I had simply determined that I might do a better job than some other writers. You may have noticed, most books aren’t Pulitzer Prize material. Writing for most people is essentially entertainment. Some of it pulls at your heartstrings, some books aren’t meant to be taken seriously at all, and of course, some writing does lack natural talent, or at least could have been better edited. (Quick tip: write as though you were speaking to someone. Slip into flowery language occasionally, but only for you own amusement.)
On the other hand, what had the opposite effect on me and gave me the most motivation to become a writer were extremely well written books. There’s nothing like a beautiful story that slowly puts one in a trance—nothing like the manifestation of something that is almost otherworldly to cause a writer to wish they could do the same.
With writing as in a sculpture by Michelangelo, something is conveyed from an ideal plane of existence. But unlike sculpture, one finds the audacity to express what words cannot convey with… words. Again, creativity baffles our sensibilities. The process is somewhat akin to a child watching their favorite sports hero and wanting to go outside and pretend to be that person. The play, the dance, the brushstroke are in and of themselves enough.
You might see what I’m getting at here, being childlike, inspired and in love with your muse, whatever it may be, is the stuff that fuels the creative process. I experienced this phenomenon again in 2010 when I went to China. Two years later, my solo art exhibit opened with a gallery full of paintings inspired by the modernity and technology of the Shanghai World Expo and the ancient art and culture of Beijing and other cities. It was about this time that my first novel was named a finalist in the International Latino Book Awards.
In 2013, it happened yet again. I spent cherry blossom week in Kyoto, Japan. And two years after that I was greeting art lovers at a well-attended solo exhibit opening featuring my paintings and kokeshi dolls inspired by the geisha, maiko, samurai, manga, anime, and—well, you get it—things that were exciting and new to me. Probably, at that very moment, there was a younger version of myself, perhaps inside the International Manga Museum in Kyoto, realizing that they would never be the same—they were hopelessly in love, needing from that moment on to be an artist.
And so I continue to write and paint and consult for technology companies. But, you may wonder, where does all the creative fuel come from? One can’t possibly be traveling the world at all times, finding new things and brimming with inspiration. What I have described seems like a dream, what about the real world? Projects are due. Not everything is like fine art. Not every task that requires coming up with an idea is going to involve a trip to a museum and an emotional encounter with the ineffable, divine and sublime.
Life can be humdrum and practical. Even work that may seem exciting at first and at least allow greater freedom than endless repetitive tasks can eventually lose its appeal. Most people simply need the ideas to come—however they come. Nearly all creative challenges have more to do with everyday problem solving than changing the world. The client needs a different look for a web page. The online news aggregator needs a feature written for its column.

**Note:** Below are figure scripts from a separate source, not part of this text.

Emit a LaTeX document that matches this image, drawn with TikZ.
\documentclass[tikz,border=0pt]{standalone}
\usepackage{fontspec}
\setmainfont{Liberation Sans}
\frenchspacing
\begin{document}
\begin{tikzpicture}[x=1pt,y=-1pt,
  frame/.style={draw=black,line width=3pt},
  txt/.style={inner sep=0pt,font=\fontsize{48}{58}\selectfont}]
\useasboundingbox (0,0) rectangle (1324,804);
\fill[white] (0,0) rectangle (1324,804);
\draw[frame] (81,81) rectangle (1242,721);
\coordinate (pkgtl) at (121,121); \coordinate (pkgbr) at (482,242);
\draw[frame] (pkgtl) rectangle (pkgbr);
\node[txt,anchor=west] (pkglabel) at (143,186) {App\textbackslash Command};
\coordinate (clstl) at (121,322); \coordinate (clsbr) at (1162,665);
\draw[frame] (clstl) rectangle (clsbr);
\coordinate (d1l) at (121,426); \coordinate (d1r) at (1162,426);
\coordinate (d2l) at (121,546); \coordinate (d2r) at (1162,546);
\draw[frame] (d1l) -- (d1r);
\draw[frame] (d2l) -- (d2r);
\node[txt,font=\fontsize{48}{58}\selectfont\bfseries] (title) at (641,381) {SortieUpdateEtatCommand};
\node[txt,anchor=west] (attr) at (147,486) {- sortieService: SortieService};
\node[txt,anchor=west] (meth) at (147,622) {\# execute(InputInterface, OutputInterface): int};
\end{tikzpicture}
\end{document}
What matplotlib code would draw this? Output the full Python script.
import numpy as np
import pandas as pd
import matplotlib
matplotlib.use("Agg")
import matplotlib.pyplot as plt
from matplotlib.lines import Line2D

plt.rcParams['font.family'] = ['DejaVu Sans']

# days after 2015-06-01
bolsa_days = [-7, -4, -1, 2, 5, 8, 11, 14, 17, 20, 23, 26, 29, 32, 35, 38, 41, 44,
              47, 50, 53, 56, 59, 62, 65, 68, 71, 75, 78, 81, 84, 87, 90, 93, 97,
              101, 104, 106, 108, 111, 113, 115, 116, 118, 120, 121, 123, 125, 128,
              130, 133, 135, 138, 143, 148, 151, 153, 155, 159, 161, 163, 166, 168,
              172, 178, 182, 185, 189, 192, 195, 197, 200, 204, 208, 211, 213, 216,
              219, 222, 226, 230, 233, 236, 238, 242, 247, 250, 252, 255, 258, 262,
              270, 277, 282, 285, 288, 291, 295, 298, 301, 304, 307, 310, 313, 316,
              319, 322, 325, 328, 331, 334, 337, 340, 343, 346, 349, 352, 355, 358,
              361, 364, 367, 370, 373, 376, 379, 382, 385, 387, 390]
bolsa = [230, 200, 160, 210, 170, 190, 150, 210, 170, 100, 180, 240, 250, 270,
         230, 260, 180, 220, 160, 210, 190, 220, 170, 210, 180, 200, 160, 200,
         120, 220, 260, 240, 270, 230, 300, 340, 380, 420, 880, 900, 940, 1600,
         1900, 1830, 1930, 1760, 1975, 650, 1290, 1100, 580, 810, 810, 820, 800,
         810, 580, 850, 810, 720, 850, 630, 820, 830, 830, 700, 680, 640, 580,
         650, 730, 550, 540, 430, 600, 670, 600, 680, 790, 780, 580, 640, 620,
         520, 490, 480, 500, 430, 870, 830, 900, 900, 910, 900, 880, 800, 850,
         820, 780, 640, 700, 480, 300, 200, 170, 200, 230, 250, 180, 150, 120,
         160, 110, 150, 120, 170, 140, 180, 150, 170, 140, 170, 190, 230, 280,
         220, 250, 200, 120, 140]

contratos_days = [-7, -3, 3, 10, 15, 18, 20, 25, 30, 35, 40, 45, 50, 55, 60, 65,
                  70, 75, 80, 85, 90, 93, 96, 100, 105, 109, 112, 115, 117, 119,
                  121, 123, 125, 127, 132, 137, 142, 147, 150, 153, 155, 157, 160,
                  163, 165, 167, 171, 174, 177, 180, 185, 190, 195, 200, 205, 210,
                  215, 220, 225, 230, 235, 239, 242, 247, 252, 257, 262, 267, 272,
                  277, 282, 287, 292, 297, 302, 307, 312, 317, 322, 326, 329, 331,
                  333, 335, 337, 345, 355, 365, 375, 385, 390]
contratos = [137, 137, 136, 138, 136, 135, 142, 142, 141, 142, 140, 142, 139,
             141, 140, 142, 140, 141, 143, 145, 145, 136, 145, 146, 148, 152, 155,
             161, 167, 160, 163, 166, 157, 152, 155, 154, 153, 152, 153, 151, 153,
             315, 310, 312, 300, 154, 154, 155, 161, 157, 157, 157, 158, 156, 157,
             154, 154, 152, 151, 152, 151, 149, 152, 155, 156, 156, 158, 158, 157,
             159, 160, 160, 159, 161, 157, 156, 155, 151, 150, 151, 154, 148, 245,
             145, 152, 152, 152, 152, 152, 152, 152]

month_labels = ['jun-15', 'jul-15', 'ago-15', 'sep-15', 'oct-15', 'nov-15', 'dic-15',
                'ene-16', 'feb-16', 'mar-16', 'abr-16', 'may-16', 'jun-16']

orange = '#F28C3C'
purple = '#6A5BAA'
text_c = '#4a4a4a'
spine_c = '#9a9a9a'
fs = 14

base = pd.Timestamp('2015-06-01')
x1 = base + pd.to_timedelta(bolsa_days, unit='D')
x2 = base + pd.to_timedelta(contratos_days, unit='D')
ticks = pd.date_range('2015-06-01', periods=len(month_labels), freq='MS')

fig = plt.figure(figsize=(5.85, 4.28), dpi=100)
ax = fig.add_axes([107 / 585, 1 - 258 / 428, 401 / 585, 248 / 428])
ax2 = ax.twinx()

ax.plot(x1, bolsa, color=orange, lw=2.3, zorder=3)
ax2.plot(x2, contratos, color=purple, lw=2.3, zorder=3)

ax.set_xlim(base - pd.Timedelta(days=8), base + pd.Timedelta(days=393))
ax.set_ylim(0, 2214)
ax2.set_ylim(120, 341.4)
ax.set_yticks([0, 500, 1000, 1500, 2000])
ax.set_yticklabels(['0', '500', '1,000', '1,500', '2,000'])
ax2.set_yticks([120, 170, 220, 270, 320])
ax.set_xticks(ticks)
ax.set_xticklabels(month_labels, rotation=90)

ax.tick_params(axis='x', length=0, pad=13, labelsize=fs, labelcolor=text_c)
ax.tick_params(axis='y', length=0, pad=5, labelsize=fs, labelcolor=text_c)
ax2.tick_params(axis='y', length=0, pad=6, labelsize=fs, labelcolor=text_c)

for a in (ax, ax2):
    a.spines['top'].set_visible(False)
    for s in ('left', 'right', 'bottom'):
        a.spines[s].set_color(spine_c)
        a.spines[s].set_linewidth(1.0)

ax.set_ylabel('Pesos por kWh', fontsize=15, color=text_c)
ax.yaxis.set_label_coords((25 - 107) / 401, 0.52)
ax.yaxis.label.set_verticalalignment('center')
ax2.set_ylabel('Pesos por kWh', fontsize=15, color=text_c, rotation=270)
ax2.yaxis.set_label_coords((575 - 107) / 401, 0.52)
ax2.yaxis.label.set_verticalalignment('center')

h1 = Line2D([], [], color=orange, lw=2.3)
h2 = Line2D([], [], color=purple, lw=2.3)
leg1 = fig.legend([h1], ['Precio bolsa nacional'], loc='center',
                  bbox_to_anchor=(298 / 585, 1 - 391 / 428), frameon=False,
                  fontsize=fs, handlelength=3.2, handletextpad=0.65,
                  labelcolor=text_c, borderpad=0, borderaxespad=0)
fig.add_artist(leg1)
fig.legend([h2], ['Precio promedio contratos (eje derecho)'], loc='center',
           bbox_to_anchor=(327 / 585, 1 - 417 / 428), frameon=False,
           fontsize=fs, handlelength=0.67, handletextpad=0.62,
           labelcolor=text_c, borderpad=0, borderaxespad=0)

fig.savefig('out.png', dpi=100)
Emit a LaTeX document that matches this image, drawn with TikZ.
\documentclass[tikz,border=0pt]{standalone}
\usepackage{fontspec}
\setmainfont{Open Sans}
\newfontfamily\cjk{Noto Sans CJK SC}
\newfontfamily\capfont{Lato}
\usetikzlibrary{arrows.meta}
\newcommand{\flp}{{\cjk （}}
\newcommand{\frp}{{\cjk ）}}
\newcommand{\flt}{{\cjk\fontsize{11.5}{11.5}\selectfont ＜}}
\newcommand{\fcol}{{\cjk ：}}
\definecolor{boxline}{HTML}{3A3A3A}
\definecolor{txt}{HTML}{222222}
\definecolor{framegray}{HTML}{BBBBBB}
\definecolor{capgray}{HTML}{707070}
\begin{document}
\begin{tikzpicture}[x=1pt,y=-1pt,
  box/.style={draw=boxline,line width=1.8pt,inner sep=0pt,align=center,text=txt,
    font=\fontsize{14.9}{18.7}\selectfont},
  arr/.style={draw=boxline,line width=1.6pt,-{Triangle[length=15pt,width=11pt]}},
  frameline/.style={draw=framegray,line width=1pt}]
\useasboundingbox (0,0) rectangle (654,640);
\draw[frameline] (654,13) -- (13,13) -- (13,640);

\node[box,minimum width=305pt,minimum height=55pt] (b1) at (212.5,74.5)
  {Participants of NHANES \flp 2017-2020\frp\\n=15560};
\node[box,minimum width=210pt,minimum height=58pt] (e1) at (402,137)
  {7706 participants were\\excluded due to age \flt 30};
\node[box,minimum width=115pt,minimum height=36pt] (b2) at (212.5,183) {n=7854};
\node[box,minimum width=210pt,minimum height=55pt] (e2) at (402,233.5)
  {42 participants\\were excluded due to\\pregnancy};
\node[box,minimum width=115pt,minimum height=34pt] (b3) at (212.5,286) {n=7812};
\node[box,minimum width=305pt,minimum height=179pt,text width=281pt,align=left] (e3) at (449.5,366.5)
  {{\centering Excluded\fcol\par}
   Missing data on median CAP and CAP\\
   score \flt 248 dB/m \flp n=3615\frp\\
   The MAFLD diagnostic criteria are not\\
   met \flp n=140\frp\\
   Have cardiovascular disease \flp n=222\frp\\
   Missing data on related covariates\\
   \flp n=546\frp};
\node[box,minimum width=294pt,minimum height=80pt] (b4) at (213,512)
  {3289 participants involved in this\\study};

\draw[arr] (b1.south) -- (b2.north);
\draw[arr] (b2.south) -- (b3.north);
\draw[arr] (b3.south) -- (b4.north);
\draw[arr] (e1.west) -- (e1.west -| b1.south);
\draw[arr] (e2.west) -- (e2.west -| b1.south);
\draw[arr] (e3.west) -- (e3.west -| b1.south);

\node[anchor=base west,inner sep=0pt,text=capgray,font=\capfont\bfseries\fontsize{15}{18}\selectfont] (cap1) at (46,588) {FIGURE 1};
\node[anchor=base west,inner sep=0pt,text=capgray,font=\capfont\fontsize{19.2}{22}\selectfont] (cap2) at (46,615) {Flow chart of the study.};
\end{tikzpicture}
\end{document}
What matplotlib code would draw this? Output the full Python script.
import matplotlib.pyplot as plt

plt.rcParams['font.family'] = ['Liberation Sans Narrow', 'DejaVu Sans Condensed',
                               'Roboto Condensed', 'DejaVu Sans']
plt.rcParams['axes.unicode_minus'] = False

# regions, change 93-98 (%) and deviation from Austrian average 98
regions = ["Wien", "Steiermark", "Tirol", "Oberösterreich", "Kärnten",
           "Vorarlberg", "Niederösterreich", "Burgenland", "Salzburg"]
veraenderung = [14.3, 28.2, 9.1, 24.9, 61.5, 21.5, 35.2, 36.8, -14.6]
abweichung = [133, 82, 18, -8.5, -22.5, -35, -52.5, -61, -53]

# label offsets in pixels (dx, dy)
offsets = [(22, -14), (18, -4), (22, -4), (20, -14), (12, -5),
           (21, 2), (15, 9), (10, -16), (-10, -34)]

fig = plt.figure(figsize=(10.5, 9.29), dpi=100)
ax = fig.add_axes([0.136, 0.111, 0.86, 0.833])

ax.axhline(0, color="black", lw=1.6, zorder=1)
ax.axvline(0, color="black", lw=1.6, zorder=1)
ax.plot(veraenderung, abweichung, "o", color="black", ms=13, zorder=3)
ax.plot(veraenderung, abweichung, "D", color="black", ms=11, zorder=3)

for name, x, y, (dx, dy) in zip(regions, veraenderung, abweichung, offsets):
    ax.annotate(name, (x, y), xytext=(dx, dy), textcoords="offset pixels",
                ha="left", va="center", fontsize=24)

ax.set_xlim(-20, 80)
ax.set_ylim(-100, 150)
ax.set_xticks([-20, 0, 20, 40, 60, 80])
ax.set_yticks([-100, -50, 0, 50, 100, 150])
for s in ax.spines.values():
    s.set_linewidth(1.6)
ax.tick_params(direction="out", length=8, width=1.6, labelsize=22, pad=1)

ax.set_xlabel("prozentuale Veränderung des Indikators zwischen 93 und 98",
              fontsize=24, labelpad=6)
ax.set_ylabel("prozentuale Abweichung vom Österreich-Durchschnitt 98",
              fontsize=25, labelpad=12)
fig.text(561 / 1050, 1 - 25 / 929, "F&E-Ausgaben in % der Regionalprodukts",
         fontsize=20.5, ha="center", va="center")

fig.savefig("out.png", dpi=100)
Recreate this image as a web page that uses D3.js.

A deadline is fast approaching and you’re drawing a blank.
Well, we both know that projects can be dropped upon us when we least expect them and sometimes when we’re not even in the mood to tackle them. How do we tap into our imagination? How do we produce when there are no specs or clues or creative direction?
As a writer, visual artist and web developer, I’ve surveyed the territory, experienced both frustration and eureka moments, and have found that most creative endeavors share much in common. As with art, experience reveals much more than any set of instructions or assembly manual.
So, to put it in the nomenclature of a novelist, I won’t tell you, I’ll show you. Just like learning a language by immersion, you might find that in my wringing out of thoughts, stories and happenings, some things might cling to you and even become a part of your own way of figuring things out.
Spend a little time with me and perhaps crunch time won’t be so crunchy anymore and the future won’t look like a gauntlet of intimidating challenges. You may even learn to smile with eagerness when asked to do the impossible.
This book is not based on any particular scientific study or methodology. Neither is it a book that offers nebulous suggestions about thinking outside the box. The box puzzle that you are trying to draw lines to connect isn’t real. Your imagination, however, is. That’s probably why creativity workshops have been around for decades and the ideas still don’t come, despite the researchers well-meaning counsel to extend the lines outside those confounded dots.
Whether you want to be a multidisciplinary artist who writes and paints like William Blake (Yeah, the guy did both) or make your own personal Steve Jobs happy (insert your boss’ name here), this book will give you some concepts to think about, or perhaps reveal the notions we need to abandon in order to make something appear out of nothing.
I happen to make frequent trips out into the place where the big question mark lies. I’ll go out again and this time take you with me, sharing my life and creative journey. It’s nothing short of a pleasure to do so. Stay close, I have much to say. Excuse me if I get a little giddy talking about a subject so dear to me—creativity.